I think I have now got to the point where the advantages are starting to show through, as I have started to create useful macros, which operate at a slightly higher level of abstraction from Manchester syntax. I will explain this using examples, perhaps inevitably, based around pizza , which I have started to develop using Clojure-owl.

First I wanted to be able to define several classes at once, rather than having to use a somewhat long-winded defclass form for each; for this I have written a macro called declare-classes — perhaps a slight misnomer, as it also adds the classes to the ontology. This example shows the purpose:

  (declare-classes GoatsCheeseTopping GorgonzolaTopping MozzarellaTopping ParmesanTopping)

In practice, this may not be that useful for an ontology builder, as it creates a bare class; no documentation, nothing else. It may be useful for forward-declaration (like Clojure declare).

One slightly unfortunate consequence of the decision to use lisp symbols is I know find myself writing a lot of macros. For those who have not used lisp before, most work is done with functions. Macros are only necessary when you wish to extend the language itself. They tend to be more complex to write and to debug, although fortunately are easy to use. Compare, for example, the definition of declare-classes to that of the functional equivalent which uses strings.

 (defmacro declare-classes [& names] (do ~@(map (fn [x#] (defclass ~x#)) names))) (defun f-declare-classes [& names] (dorun (map #(owlclass x) names)))

Even in this case, there is more hieroglyphics in the macro — two backticks, one unquote splice and some gensym symbols although Clojure’s slightly irritating lazy sequences and the resultant dorun mean that the two are nearly as long as each other. I suspect that the macros are going to get more complex, however. In most cases, should not be the user of the library that has to cope though.

While this provided a useful convenience, I also wanted a cleaner method for declaring disjoints. Consider this example:

 (defclass a) (defclass b) (defclass c) (disjointclasses a b c)

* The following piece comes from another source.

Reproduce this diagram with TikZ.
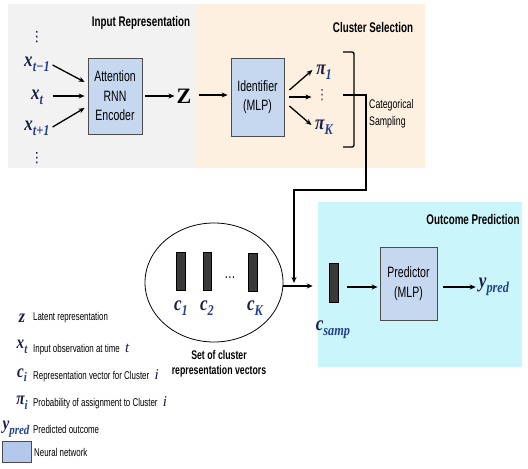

This is reasonably effective, but a pain if there are many classes, as they all need to be listed in the disjointclasses list. Worse, this is error prone; it is all too easy to miss a single class out, particularly if a new classes is added. So, I have now implemented an as-disjoint macro which gives this code:

 (as-disjoints (defclass a) (defclass b) (defclass c))

This should avoid both the risk of dropping a disjoint, as well avoiding the duplication. An even more common from is to wish to declare a set of classes as disjoint children. Again, I have provided a macro for this, which looks like this:

  (defclass CheeseTopping) (as-disjoint-subclasses CheeseTopping (declare-classes GoatsCheeseTopping GorgonzolaTopping MozzarellaTopping ParmesanTopping))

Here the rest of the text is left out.